Fashion house Burberry has been hit by a shareholder protest at boardroom pay.
Just under a third of investors - apart from other than majority shareholder GUS, which holds 77.5% of the group's shares - voted against the company's remuneration report at its annual general meeting in London.
Burberry's pay policy could earn its chief executive Rose Marie Bravo an estimated £12.4m if she is fired.
The package has been labelled "extraordinary" by shareholder pressure group the National Association of Pension Funds.
Ms Bravo - credited with reviving the fortunes of the group - received a basic annual salary last year of £920,000, plus performance related bonuses worth 86% of that.
In addition, the company would pay Ms Bravo about £9.3m as an alternative to the proceeds of two share option schemes, or in the event of termination of her two-year contract.
If the contract is terminated, Ms Bravo could potentially walk away with about £12.4m, if salary and bonus settlements are taken into account.

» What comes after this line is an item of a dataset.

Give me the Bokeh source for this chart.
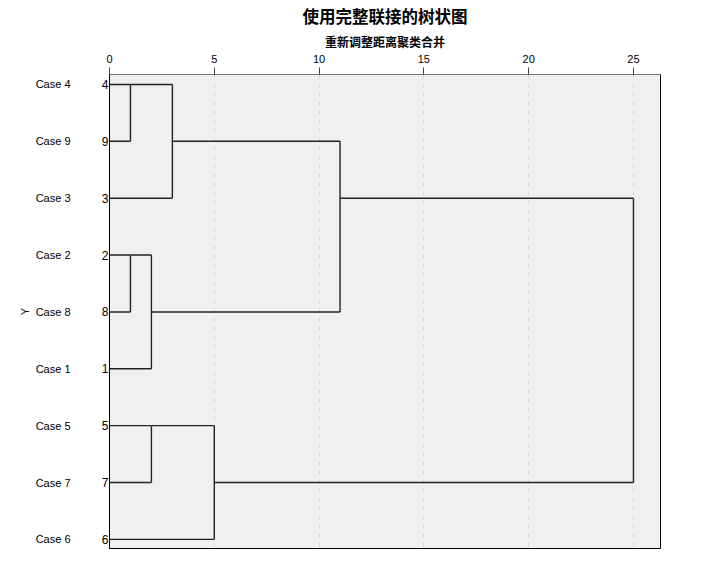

At the meeting, chairman John Peace said the group was aware that some aspects of its executive pay policy "might be construed not as best practice from a UK perspective".
But he added: "We have to draw a balance between that and attracting and retaining the best people."
Speaking earlier, The National Association of Pension Fund Managers said Burberry's policy was unacceptable to investors.
"It seems there is absolutely no losing position for this CEO.
"She has done a very good job for her pay and we have no problem with that.
"But if things start to go wrong, she will get an absolutely enormous pay out.
"She will be able to convert her share options to cash without any problems at all."